Heat transfer problem with 50/50 water glycol solution

[vonbad]

We have a kettle (with agitator) of 700 gallons of canola oil with our target temp of 180°F. Using a 50/50 water glycol mix and low pressure (<40psi). Heat transfer is great till oil reaches 140°F (rise about 1°/min in 1-1 1/2 hours). Then it takes 3-4 hours for the oil to go from 140 to 180. At this point, the glycol is running 218 to process and basically 218 on the return side and the heaters are only running about 10%. It seems the heat transfer has basically stopped.
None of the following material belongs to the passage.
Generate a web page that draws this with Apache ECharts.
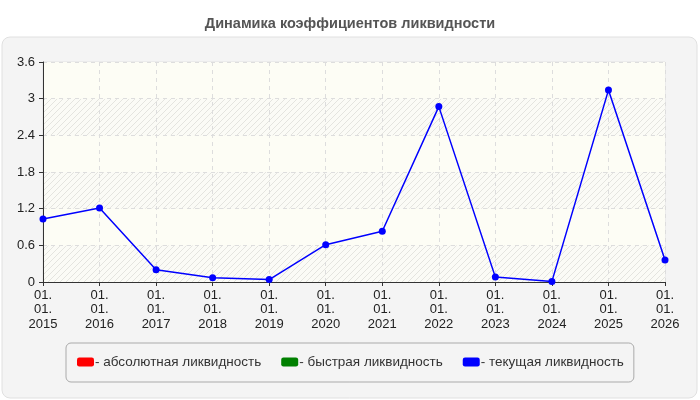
<!DOCTYPE html>
<html>
<head>
<meta charset="utf-8">
<script src="https://cdn.jsdelivr.net/npm/echarts@6/dist/echarts.min.js"></script>
<style>
  html, body { margin: 0; padding: 0; background: #fff; }
  #main { width: 700px; height: 400px; }
</style>
</head>
<body>
<div id="main"></div>
<script>
// данные графика
var years = ['2015', '2016', '2017', '2018', '2019', '2020', '2021', '2022', '2023', '2024', '2025', '2026'];
var absLiquidity = [];
var quickLiquidity = [];
var currentLiquidity = [1.03, 1.21, 0.2, 0.07, 0.04, 0.61, 0.83, 2.87, 0.08, 0.01, 3.14, 0.36];
var seriesNames = ['- абсолютная ликвидность', '- быстрая ликвидность', '- текущая ликвидность'];

var myChart = echarts.init(document.getElementById('main'));

// штриховка фона
var hatch = document.createElement('canvas');
hatch.width = 6;
hatch.height = 6;
var ctx = hatch.getContext('2d');
ctx.fillStyle = '#fbfbf6';
ctx.fillRect(0, 0, 6, 6);
ctx.strokeStyle = 'rgba(0,0,0,0.09)';
ctx.lineWidth = 1;
ctx.beginPath();
ctx.moveTo(0, 6); ctx.lineTo(6, 0);
ctx.moveTo(-3, 3); ctx.lineTo(3, -3);
ctx.moveTo(3, 9); ctx.lineTo(9, 3);
ctx.stroke();

var option = {
    animation: false,
    textStyle: { fontFamily: 'Arial, "Liberation Sans", sans-serif' },
    title: {
        text: 'Динамика коэффициентов ликвидности',
        left: 'center',
        top: 11,
        textStyle: { fontSize: 14.5, fontWeight: 'bold', color: '#555' }
    },
    graphic: [{
        type: 'rect',
        z: -10,
        shape: { x: 2, y: 37, width: 695, height: 361, r: 8 },
        style: { fill: '#f4f4f4', stroke: '#e0e0e0', lineWidth: 1 }
    }],
    grid: {
        left: 43,
        right: 35,
        top: 62,
        bottom: 118,
        show: true,
        backgroundColor: '#fdfdf5',
        borderColor: '#e2e2e2',
        borderWidth: 1
    },
    legend: {
        data: seriesNames,
        bottom: 18,
        left: 66,
        padding: [12, 10, 13, 11],
        itemGap: 20,
        itemWidth: 17,
        itemHeight: 9,
        icon: 'roundRect',
        borderColor: '#aaa',
        borderWidth: 1,
        borderRadius: 5,
        textStyle: { fontSize: 13.5, color: '#333', padding: [0, 0, 0, -4] }
    },
    xAxis: {
        type: 'category',
        data: years,
        boundaryGap: false,
        axisLine: { lineStyle: { color: '#333' } },
        axisTick: { show: true, length: 4, lineStyle: { color: '#333' } },
        axisLabel: {
            color: '#222',
            fontSize: 13,
            lineHeight: 14.5,
            margin: 6,
            interval: 0,
            formatter: function (v) { return '01.\n01.\n' + v; }
        },
        splitLine: { show: true, lineStyle: { color: '#ddd', type: [4, 4] } }
    },
    yAxis: {
        type: 'value',
        min: 0,
        max: 3.6,
        interval: 0.6,
        axisLine: { show: true, lineStyle: { color: '#333' } },
        axisTick: { show: true, length: 4, lineStyle: { color: '#333' } },
        axisLabel: {
            color: '#222',
            fontSize: 13,
            margin: 8,
            formatter: function (v) { return +v.toFixed(1) + ''; }
        },
        splitLine: { show: true, lineStyle: { color: '#ddd', type: [4, 4] } },
        splitArea: {
            show: true,
            areaStyle: { color: [{ image: hatch, repeat: 'repeat' }, '#fdfdf5'] }
        }
    },
    series: [
        {
            name: seriesNames[0], type: 'line', data: absLiquidity,
            itemStyle: { color: '#ff0000' }
        },
        {
            name: seriesNames[1], type: 'line', data: quickLiquidity,
            itemStyle: { color: '#008000' }
        },
        {
            name: seriesNames[2], type: 'line', data: currentLiquidity,
            symbol: 'circle', symbolSize: 7,
            itemStyle: { color: '#0000ff' },
            lineStyle: { color: '#0000ff', width: 1.5 }
        }
    ]
};

myChart.setOption(option);
</script>
</body>
</html>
Why? the only thing I can reason is that we are creating a vapor with the water, thus, lossing the heat transfer as the energy is being used to create the vapor.

 

[GenB]

Water boiler point under pressure is the same at 210deg only if you let it loose to boil.
Your problem may be in the flow path in within the kettle,
the speed of the liquid seems very high,
you may have to change your system to 15 psi steam,
for the required temp of your product, steam gives better results,
glycol-water mix works better for higher temps.
but it can do the job if you can control your flow, rid of air and the temp sensor are in the righ place,
you mention that the temp sensors shuttoff even if the temp is not reached!,
something is wrong with the temp sensors or the position of them, they should not trip unless the product has reached the desired temp.
GB

 

[lilliput1]

Heat transfer with jacketed kettle would not be as good as that in a shell & tube heat exchanger that you can have the fluids flow counterflow.

 

[25362]

For Heat Transfer in Jacketed Vessels read an article with this heading by Robert F. Dream, in the ChE issue of January 1999, p. 90+, with a worked example.

Formulas for the time taken for heating or cooling are given. The usual one for the case when the jacket fluid [&Delta;]T is greater that 10% of the LMTD (possible at SOR). And the other one when it is lower (EOR). The time correction factor in that example is ~ 4.1, meaning that the SOR process could be about 4 times quicker than for the EOR !


If you cannot get hold of the article let me know your fax and I'll arrange for it to be sent to you.

These formulas are based on the assumption that the value of U, the OHTC, doesn't vary.

SOR: start of run. EOR: end of run.

 

[CRG]

Break out a good heat transfer reference book and put together a calculation set that models the configuration of the kettle.

Match results with field data. These types of calculations are difficult (at least for me); however, I think you should get a result + or – 40%. Empirical data is more accurate; however, most engineers do not have access to that type of data. Once you review your data, you should be able to get a handle on whether this is a design problem or a service type problem.

To others out there who have done these types of hand calculations, what types of accuracy do you end up with without empirical data?

Lastly, if you do not have experience in heat transfer calculations, you might find the hand calculations awkward and time consuming. And in addition, once you came up with a solution, I suspect you might not trust it. If this could be the case, I recommend that you pass this off to someone in your firm with heat transfer experience.

All of the above advice given by others above seems good; however, without knowing if this kettle was designed properly to start with, it is impossible to determine if this is a repair or redesign problem.

 

[vonbad]

Thank you all for the input and possible solutions. I will should be getting some data back with regard to some of the changes that were made.